Lin considers himself lucky to have arrived on the mainland early and witnessed the benefits of its rapid development firsthand. 

He told me that what truly moved the couple was the warm and welcoming embrace of the Chinese mainland, in stark contrast to the strict and guarded stance of the Taiwan authorities.

Fujian's services for marriages and families of residents from Fujian and Taiwan island have become increasingly professional. In May 2012, the Fujian Home Service Association established the cross-Straits marriage committee, the first provincial-level organization in the Chinese mainland dedicated to providing services for cross-Straits marriages and families. The committee aims to address practical challenges faced by Fujian and Taiwan couples and protect their legal rights. 

Additionally, cross-Straits marriage and family service centers have been set up in Fuzhou, Xiamen, Zhangzhou, and other locations in the province to offer expert advice on cross-Straits marriage policies and assist with marriage registrations.

Moreover, in 2023, Fuzhou offered 5,000 high-quality job opportunities to young people from Taiwan, while also creating spaces for them to explore entrepreneurship. Throughout the year, 160 vibrant exchange activities with Taiwan were held in Fuzhou, allowing Taiwan residents to connect with their compatriots across the Straits, delving into the shared history and immersing themselves in fascinating traditional Chinese culture.  

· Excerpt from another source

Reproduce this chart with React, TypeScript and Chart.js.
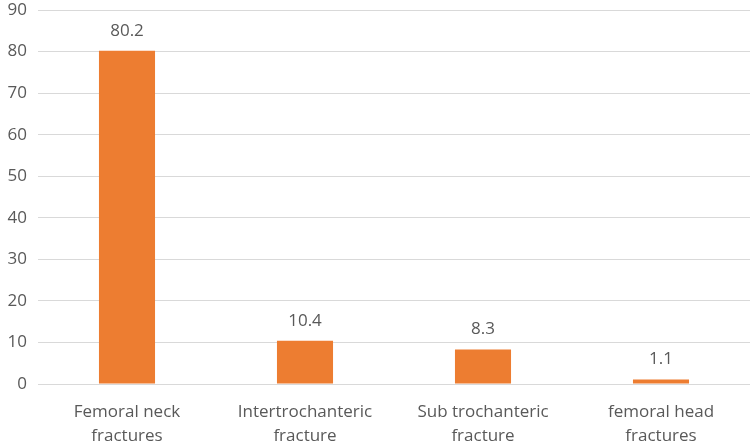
import React, { useEffect, useRef } from "react";
import { Chart, registerables } from "chart.js";

Chart.register(...registerables);

const categories: string[][] = [
  ["Femoral neck", "fractures"],
  ["Intertrochanteric", "fracture"],
  ["Sub trochanteric", "fracture"],
  ["femoral head", "fractures"],
];
const values: number[] = [80.2, 10.4, 8.3, 1.1];
const yTicks: number[] = [0, 10, 20, 30, 40, 50, 60, 70, 80, 90];

const FONT = "'Open Sans', sans-serif";
const TEXT = "#595959";

const labelPlugin = {
  id: "valueLabels",
  afterDatasetsDraw(chart: any) {
    const { ctx } = chart;
    const meta = chart.getDatasetMeta(0);
    ctx.save();
    ctx.font = `17px ${FONT}`;
    ctx.fillStyle = TEXT;
    ctx.textAlign = "center";
    ctx.textBaseline = "middle";
    meta.data.forEach((bar: any, i: number) => {
      ctx.fillText(String(values[i]), bar.x, bar.y - 20);
    });
    ctx.restore();
  },
};

export default function App() {
  const ref = useRef<HTMLCanvasElement>(null);
  useEffect(() => {
    if (!ref.current) return;
    const chart = new Chart(ref.current, {
      type: "bar",
      data: {
        labels: categories,
        datasets: [
          {
            data: values,
            backgroundColor: "#ED7D31",
            barPercentage: 1,
            categoryPercentage: 0.315,
          },
        ],
      },
      options: {
        responsive: false,
        animation: false,
        layout: { padding: { top: 10, right: 0, left: 0, bottom: 0 } },
        plugins: { legend: { display: false }, tooltip: { enabled: false } },
        scales: {
          x: {
            grid: { display: false },
            border: { display: false },
            ticks: {
              color: TEXT,
              font: { family: FONT, size: 17, lineHeight: 1.36 },
              padding: 9,
              maxRotation: 0,
              autoSkip: false,
            },
            afterFit: (s: any) => {
              s.height = 62;
              s.paddingLeft = 0;
              s.paddingRight = 0;
            },
          },
          y: {
            min: 0,
            max: 90,
            afterBuildTicks: (s: any) => {
              s.ticks = yTicks.map((v) => ({ value: v }));
            },
            grid: { color: "#D9D9D9", lineWidth: 1, drawTicks: false },
            border: { display: false },
            ticks: {
              color: TEXT,
              font: { family: FONT, size: 17 },
              padding: 11,
            },
            afterFit: (s: any) => {
              s.width = 38;
              s.paddingTop = 0;
              s.paddingBottom = 0;
            },
          },
        },
      },
      plugins: [labelPlugin],
    });
    return () => chart.destroy();
  }, []);
  return (
    <div style={{ position: "fixed", left: 0, top: 0, width: 750, height: 446, background: "#fff" }}>
      <canvas ref={ref} width={750} height={446} />
    </div>
  );
}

"Despite the frigid weather and extremely low temperatures today, we donned our red volunteer vests and were delighted to see our Taiwan compatriots showing great interest in traditional Chinese medicine," wrote Lin Runli, representative inheritor of traditional Chinese medicine (internal medicine) at Hosham Lams, an intangible cultural heritage of Fujian Province, on his WeChat moments.

On January 23, Lin Runli led the staff of Hosham Lams Traditional Chinese Medicine Clinic to participate in the themed "One Family, One Heart" Fuzhou Taiwan integration community's New Year event. The event's display wall featured the inscriptions "I love Fuzhou," "I love Taipei," and "The sunshine will eventually shine on you."

"In our lives, we do not differentiate between Taipei and Fuzhou, as both sides of the Straits are one family," said Wei. 

The Chinese mainland has provided a platform for young talents from Taiwan, and Wei hopes to visit her hometown more in the future. 

"The brighter sunshine will eventually shine on us," she said, with confident smiles.